A Calais, l’annonce de Bernard Cazeneuve de porter à 200 le nombre de places dans le centre d’accueil Jules-Ferry est loin d’être jugée satisfaisante. « Il y a 6 000 personnes qui vont entrer dans l’hiver, qui vont entrer dans le froid, et tout ce qu’on annonce, c’est 200 places sous des tentes chauffées pour 200 femmes et enfants. Je crois qu’on est complètement à côté du problème », se désole ainsi Christian Salomé. Le président de l’association L’Auberge des migrants appelle à la création d’un camp de réfugiés « dans des conditions normales pour des réfugiés de guerre, pas des tentes chauffées sur un bidonville ».


■ L'évacuation des migrants de Calais en avion privé fait polémique à l'Assemblée

A l’Assemblée nationale, l’évacuation des migrants de Calais en jet privé fait polémique.

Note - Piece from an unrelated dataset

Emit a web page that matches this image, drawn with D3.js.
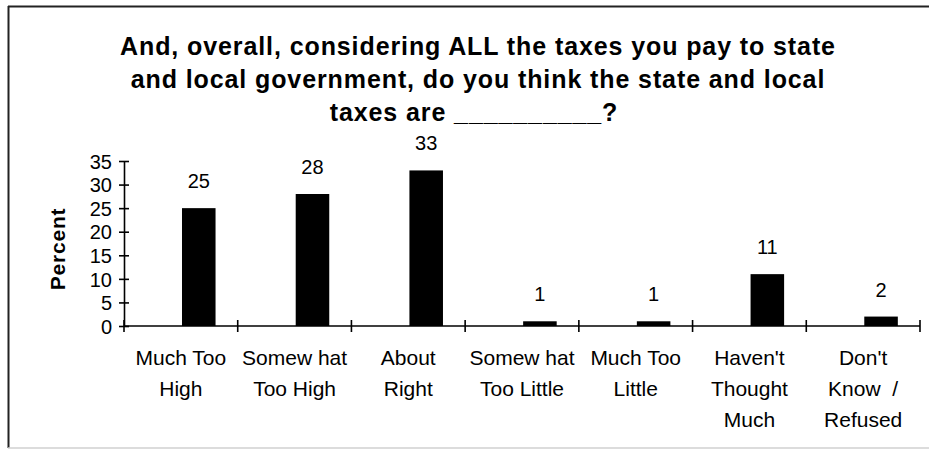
<!DOCTYPE html>
<html>
<head>
<meta charset="utf-8">
<script src="https://cdn.jsdelivr.net/npm/d3@7/dist/d3.min.js"></script>
<style>
  html, body { margin: 0; padding: 0; background: #fff; }
  svg { display: block; }
  text { font-family: Arial, "Liberation Sans", sans-serif; fill: #000; }
  .cat { white-space: pre; }
</style>
</head>
<body>
<svg id="chart" width="929" height="449"></svg>
<script>
const categories = [
  ["Much Too", "High"],
  ["Somew hat", "Too High"],
  ["About", "Right"],
  ["Somew hat", "Too Little"],
  ["Much Too", "Little"],
  ["Haven't", "Thought", "Much"],
  ["Don't", "Know  /", "Refused"]
];
const values = [25, 28, 33, 1, 1, 11, 2];
const yTicks = [0, 5, 10, 15, 20, 25, 30, 35];
const titleLines = [
  "And, overall, considering ALL the taxes you pay to state",
  "and local government, do you think the state and local",
  "taxes are __________?"
];
const yLabel = "Percent";

(function () {
const W = 929, H = 449;
const svg = d3.select("#chart");

// frame
svg.append("line").attr("x1", 8).attr("x2", W).attr("y1", 6.5).attr("y2", 6.5)
  .attr("stroke", "#222").attr("stroke-width", 2);
svg.append("line").attr("x1", 8.5).attr("x2", 8.5).attr("y1", 6).attr("y2", 448)
  .attr("stroke", "#222").attr("stroke-width", 2);
svg.append("line").attr("x1", 8).attr("x2", W).attr("y1", 448).attr("y2", 448)
  .attr("stroke", "#d0d0d0").attr("stroke-width", 1.5);

const pLeft = 124, pRight = 920, pTop = 161, pBottom = 326;
const idx = d3.range(values.length);
const x = d3.scaleBand().domain(idx).range([pLeft, pRight]).paddingInner(0).paddingOuter(0);
const y = d3.scaleLinear().domain([0, 35]).range([pBottom, pTop]);
const bw = x.bandwidth();

// title
const title = svg.append("text").attr("text-anchor", "middle")
  .style("font-weight", "bold").style("font-size", "25px").style("letter-spacing", "0.9px");
titleLines.forEach((t, i) => {
  title.append("tspan").attr("x", i === 2 ? 474 : 478).attr("y", 55 + i * 33).text(t);
});

// bars
svg.selectAll("rect.bar").data(values).enter().append("rect")
  .attr("class", "bar")
  .attr("x", (d, i) => x(i) + bw * 0.51)
  .attr("width", bw * 0.295)
  .attr("y", d => y(d))
  .attr("height", d => y(0) - y(d))
  .attr("fill", "#000");

// value labels
svg.selectAll("text.val").data(values).enter().append("text")
  .attr("class", "val")
  .attr("text-anchor", "middle")
  .attr("x", (d, i) => x(i) + bw * 0.51 + bw * 0.1475)
  .attr("y", d => y(d) - 20)
  .style("font-size", "20px")
  .text(d => d);

// y axis
const yAxis = d3.axisLeft(y).tickValues(yTicks).tickSizeInner(5).tickSizeOuter(0).tickPadding(7);
const gy = svg.append("g").attr("transform", `translate(${pLeft},0)`).call(yAxis);
gy.select(".domain").attr("stroke", "#000").attr("stroke-width", 1.6);
gy.selectAll(".tick line").attr("x2", 5).attr("x1", -5).attr("stroke", "#000").attr("stroke-width", 1.6);
gy.selectAll(".tick text").style("font-size", "20px").attr("x", -12).attr("dy", "0.36em")
  .style("font-family", "Arial, 'Liberation Sans', sans-serif").attr("fill", "#000");

// x axis line and boundary ticks
svg.append("line").attr("x1", pLeft).attr("x2", pRight).attr("y1", pBottom).attr("y2", pBottom)
  .attr("stroke", "#000").attr("stroke-width", 1.6);
const bounds = idx.map(i => x(i)).concat([pRight]);
svg.selectAll("line.xt").data(bounds).enter().append("line")
  .attr("class", "xt")
  .attr("x1", d => d).attr("x2", d => d)
  .attr("y1", pBottom - 6).attr("y2", pBottom + 6)
  .attr("stroke", "#000").attr("stroke-width", 1.6);

// category labels
const cl = svg.selectAll("text.cat").data(categories).enter().append("text")
  .attr("class", "cat").attr("text-anchor", "middle").style("font-size", "21px");
cl.each(function(lines, i) {
  const t = d3.select(this);
  lines.forEach((ln, j) => {
    t.append("tspan").attr("x", x(i) + bw / 2).attr("y", 365 + j * 31).text(ln);
  });
});

// y label
svg.append("text").attr("text-anchor", "middle")
  .attr("transform", "translate(65,249) rotate(-90)")
  .style("font-weight", "bold").style("font-size", "21px").style("letter-spacing", "0.8px")
  .text(yLabel);
})();
</script>
</body>
</html>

Cette opération évaluée à plus de deux millions d’euros par an vise à désengorger la « jungle » en évacuant les migrants vers d’autres centres. « L’utilisation d’un avion, tout comme l’utilisation d’un train, tout comme l’utilisation de voitures, je ne vois pas ce qu’il peut y avoir de choquant à cela. L’essentiel [...] est que la question de Calais puisse être réglée et les conditions là-bas ne sont pas bonnes », tente d’argumenter le patron du groupe socialiste à l’Assemblée Bruno Le Roux, face à l’opposition qui dénonce un dispositif aérien complètement absurde.

A côté de lui, le socialiste Patrick Menucci se fâche un peu, dénonçant une politique qui n’a pas lieu d’être, alors que l’avion utilisé pour déplacer est déjà budgeté, dit-il, pour servir à d’autres missions policières.

« Un scandale ! » hurle le Front national. « Choquant », renchérit le patron des députés Les Républicains Christian Jacob. Le juppéiste Benoist Apparu dénonce quant à lui un « non-sens ». Pas d’évacuer les migrants, explique-t-il, mais de les évacuer en France. « Il y a une condition. C’est qu’effectivement on raccompagne ces migrants dans leurs pays d’origine. Si c’est pour les réinstaller ailleurs sur le territoire national, je ne suis pas convaincu que ce soit une solution très pertinente », estime-t-il.

Treize vols d’évacuation ont été effectués depuis début octobre. Selon les associations de défense des réfugiés, de nombreux migrants seraient déjà de retour à Calais.